- _MATERIAL_:
+ + + + +
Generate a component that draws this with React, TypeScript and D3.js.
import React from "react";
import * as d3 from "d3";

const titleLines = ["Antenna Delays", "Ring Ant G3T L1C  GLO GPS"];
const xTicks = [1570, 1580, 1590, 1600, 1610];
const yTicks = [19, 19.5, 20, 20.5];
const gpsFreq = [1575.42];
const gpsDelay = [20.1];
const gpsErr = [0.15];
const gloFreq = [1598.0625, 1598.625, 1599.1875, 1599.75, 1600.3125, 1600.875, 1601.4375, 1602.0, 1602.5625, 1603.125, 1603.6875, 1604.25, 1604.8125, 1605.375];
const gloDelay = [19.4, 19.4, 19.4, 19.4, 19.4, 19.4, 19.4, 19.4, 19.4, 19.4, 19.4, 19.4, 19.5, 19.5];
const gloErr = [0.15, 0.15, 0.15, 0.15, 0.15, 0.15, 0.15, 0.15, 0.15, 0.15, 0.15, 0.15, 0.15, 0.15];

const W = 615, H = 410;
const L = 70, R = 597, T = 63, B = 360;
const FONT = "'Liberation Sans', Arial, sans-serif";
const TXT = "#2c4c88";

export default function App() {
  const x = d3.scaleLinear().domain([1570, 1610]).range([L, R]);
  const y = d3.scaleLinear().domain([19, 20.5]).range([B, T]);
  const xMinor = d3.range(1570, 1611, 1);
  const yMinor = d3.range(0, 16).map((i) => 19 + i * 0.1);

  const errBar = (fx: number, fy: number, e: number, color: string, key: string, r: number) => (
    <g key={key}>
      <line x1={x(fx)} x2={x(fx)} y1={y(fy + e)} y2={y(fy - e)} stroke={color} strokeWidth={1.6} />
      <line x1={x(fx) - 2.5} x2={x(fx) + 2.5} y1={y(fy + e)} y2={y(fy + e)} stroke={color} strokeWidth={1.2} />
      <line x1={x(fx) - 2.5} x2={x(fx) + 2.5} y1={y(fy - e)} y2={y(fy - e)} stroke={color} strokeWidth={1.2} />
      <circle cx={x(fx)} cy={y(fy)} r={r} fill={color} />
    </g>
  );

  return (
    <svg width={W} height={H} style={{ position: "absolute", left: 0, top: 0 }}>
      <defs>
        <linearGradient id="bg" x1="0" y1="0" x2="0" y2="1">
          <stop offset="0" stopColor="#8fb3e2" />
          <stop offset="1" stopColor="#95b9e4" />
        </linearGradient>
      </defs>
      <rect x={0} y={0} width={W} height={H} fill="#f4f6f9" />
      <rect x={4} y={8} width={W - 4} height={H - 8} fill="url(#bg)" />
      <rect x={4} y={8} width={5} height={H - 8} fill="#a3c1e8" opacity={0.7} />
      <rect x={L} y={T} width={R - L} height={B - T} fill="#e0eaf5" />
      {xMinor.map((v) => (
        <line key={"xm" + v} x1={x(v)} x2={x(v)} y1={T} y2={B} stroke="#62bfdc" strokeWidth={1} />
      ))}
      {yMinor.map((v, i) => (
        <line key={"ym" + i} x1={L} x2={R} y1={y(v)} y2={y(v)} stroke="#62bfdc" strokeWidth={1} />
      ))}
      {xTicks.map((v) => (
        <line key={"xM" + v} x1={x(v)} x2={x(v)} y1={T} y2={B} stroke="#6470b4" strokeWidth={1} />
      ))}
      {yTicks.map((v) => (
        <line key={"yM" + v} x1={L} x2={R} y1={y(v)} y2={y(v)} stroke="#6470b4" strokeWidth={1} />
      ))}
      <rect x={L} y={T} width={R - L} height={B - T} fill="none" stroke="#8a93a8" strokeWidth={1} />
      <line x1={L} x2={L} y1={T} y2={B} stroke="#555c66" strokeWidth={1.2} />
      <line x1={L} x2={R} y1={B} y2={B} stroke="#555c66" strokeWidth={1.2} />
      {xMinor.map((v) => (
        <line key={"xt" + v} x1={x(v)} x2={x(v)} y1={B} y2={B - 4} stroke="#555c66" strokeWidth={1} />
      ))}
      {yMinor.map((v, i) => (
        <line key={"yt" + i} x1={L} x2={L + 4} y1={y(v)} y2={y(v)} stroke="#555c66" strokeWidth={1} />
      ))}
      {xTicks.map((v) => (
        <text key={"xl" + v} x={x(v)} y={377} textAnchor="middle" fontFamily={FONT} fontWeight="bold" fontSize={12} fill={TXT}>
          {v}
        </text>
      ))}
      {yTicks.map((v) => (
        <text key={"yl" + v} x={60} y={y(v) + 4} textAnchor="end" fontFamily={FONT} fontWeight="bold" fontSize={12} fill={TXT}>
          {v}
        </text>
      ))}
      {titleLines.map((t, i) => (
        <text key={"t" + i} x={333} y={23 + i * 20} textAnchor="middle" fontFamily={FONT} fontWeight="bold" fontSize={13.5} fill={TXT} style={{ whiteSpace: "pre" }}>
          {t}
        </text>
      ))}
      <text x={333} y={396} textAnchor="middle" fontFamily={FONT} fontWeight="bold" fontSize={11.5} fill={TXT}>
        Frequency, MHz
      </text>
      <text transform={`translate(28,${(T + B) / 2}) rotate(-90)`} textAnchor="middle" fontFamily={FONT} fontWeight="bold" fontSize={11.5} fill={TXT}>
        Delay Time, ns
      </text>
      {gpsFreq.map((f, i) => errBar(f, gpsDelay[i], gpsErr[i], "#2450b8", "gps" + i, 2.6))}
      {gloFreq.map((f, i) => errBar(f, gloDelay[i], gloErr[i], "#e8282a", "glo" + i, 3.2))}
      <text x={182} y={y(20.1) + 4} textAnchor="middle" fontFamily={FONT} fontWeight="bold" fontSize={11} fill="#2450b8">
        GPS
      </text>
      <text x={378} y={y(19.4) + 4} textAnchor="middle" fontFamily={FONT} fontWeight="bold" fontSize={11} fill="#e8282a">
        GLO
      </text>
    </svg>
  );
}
+ + + + +
- _EXERCISE DESCRIPTION_:
Reproduce the listing shown above in its entirety, exactly.

- _COMPLETE OUTPUT_:
Generate a component that draws this with React, TypeScript and D3.js.
import React from "react";
import * as d3 from "d3";

const titleLines = ["Antenna Delays", "Ring Ant G3T L1C  GLO GPS"];
const xTicks = [1570, 1580, 1590, 1600, 1610];
const yTicks = [19, 19.5, 20, 20.5];
const gpsFreq = [1575.42];
const gpsDelay = [20.1];
const gpsErr = [0.15];
const gloFreq = [1598.0625, 1598.625, 1599.1875, 1599.75, 1600.3125, 1600.875, 1601.4375, 1602.0, 1602.5625, 1603.125, 1603.6875, 1604.25, 1604.8125, 1605.375];
const gloDelay = [19.4, 19.4, 19.4, 19.4, 19.4, 19.4, 19.4, 19.4, 19.4, 19.4, 19.4, 19.4, 19.5, 19.5];
const gloErr = [0.15, 0.15, 0.15, 0.15, 0.15, 0.15, 0.15, 0.15, 0.15, 0.15, 0.15, 0.15, 0.15, 0.15];

const W = 615, H = 410;
const L = 70, R = 597, T = 63, B = 360;
const FONT = "'Liberation Sans', Arial, sans-serif";
const TXT = "#2c4c88";

export default function App() {
  const x = d3.scaleLinear().domain([1570, 1610]).range([L, R]);
  const y = d3.scaleLinear().domain([19, 20.5]).range([B, T]);
  const xMinor = d3.range(1570, 1611, 1);
  const yMinor = d3.range(0, 16).map((i) => 19 + i * 0.1);

  const errBar = (fx: number, fy: number, e: number, color: string, key: string, r: number) => (
    <g key={key}>
      <line x1={x(fx)} x2={x(fx)} y1={y(fy + e)} y2={y(fy - e)} stroke={color} strokeWidth={1.6} />
      <line x1={x(fx) - 2.5} x2={x(fx) + 2.5} y1={y(fy + e)} y2={y(fy + e)} stroke={color} strokeWidth={1.2} />
      <line x1={x(fx) - 2.5} x2={x(fx) + 2.5} y1={y(fy - e)} y2={y(fy - e)} stroke={color} strokeWidth={1.2} />
      <circle cx={x(fx)} cy={y(fy)} r={r} fill={color} />
    </g>
  );

  return (
    <svg width={W} height={H} style={{ position: "absolute", left: 0, top: 0 }}>
      <defs>
        <linearGradient id="bg" x1="0" y1="0" x2="0" y2="1">
          <stop offset="0" stopColor="#8fb3e2" />
          <stop offset="1" stopColor="#95b9e4" />
        </linearGradient>
      </defs>
      <rect x={0} y={0} width={W} height={H} fill="#f4f6f9" />
      <rect x={4} y={8} width={W - 4} height={H - 8} fill="url(#bg)" />
      <rect x={4} y={8} width={5} height={H - 8} fill="#a3c1e8" opacity={0.7} />
      <rect x={L} y={T} width={R - L} height={B - T} fill="#e0eaf5" />
      {xMinor.map((v) => (
        <line key={"xm" + v} x1={x(v)} x2={x(v)} y1={T} y2={B} stroke="#62bfdc" strokeWidth={1} />
      ))}
      {yMinor.map((v, i) => (
        <line key={"ym" + i} x1={L} x2={R} y1={y(v)} y2={y(v)} stroke="#62bfdc" strokeWidth={1} />
      ))}
      {xTicks.map((v) => (
        <line key={"xM" + v} x1={x(v)} x2={x(v)} y1={T} y2={B} stroke="#6470b4" strokeWidth={1} />
      ))}
      {yTicks.map((v) => (
        <line key={"yM" + v} x1={L} x2={R} y1={y(v)} y2={y(v)} stroke="#6470b4" strokeWidth={1} />
      ))}
      <rect x={L} y={T} width={R - L} height={B - T} fill="none" stroke="#8a93a8" strokeWidth={1} />
      <line x1={L} x2={L} y1={T} y2={B} stroke="#555c66" strokeWidth={1.2} />
      <line x1={L} x2={R} y1={B} y2={B} stroke="#555c66" strokeWidth={1.2} />
      {xMinor.map((v) => (
        <line key={"xt" + v} x1={x(v)} x2={x(v)} y1={B} y2={B - 4} stroke="#555c66" strokeWidth={1} />
      ))}
      {yMinor.map((v, i) => (
        <line key={"yt" + i} x1={L} x2={L + 4} y1={y(v)} y2={y(v)} stroke="#555c66" strokeWidth={1} />
      ))}
      {xTicks.map((v) => (
        <text key={"xl" + v} x={x(v)} y={377} textAnchor="middle" fontFamily={FONT} fontWeight="bold" fontSize={12} fill={TXT}>
          {v}
        </text>
      ))}
      {yTicks.map((v) => (
        <text key={"yl" + v} x={60} y={y(v) + 4} textAnchor="end" fontFamily={FONT} fontWeight="bold" fontSize={12} fill={TXT}>
          {v}
        </text>
      ))}
      {titleLines.map((t, i) => (
        <text key={"t" + i} x={333} y={23 + i * 20} textAnchor="middle" fontFamily={FONT} fontWeight="bold" fontSize={13.5} fill={TXT} style={{ whiteSpace: "pre" }}>
          {t}
        </text>
      ))}
      <text x={333} y={396} textAnchor="middle" fontFamily={FONT} fontWeight="bold" fontSize={11.5} fill={TXT}>
        Frequency, MHz
      </text>
      <text transform={`translate(28,${(T + B) / 2}) rotate(-90)`} textAnchor="middle" fontFamily={FONT} fontWeight="bold" fontSize={11.5} fill={TXT}>
        Delay Time, ns
      </text>
      {gpsFreq.map((f, i) => errBar(f, gpsDelay[i], gpsErr[i], "#2450b8", "gps" + i, 2.6))}
      {gloFreq.map((f, i) => errBar(f, gloDelay[i], gloErr[i], "#e8282a", "glo" + i, 3.2))}
      <text x={182} y={y(20.1) + 4} textAnchor="middle" fontFamily={FONT} fontWeight="bold" fontSize={11} fill="#2450b8">
        GPS
      </text>
      <text x={378} y={y(19.4) + 4} textAnchor="middle" fontFamily={FONT} fontWeight="bold" fontSize={11} fill="#e8282a">
        GLO
      </text>
    </svg>
  );
}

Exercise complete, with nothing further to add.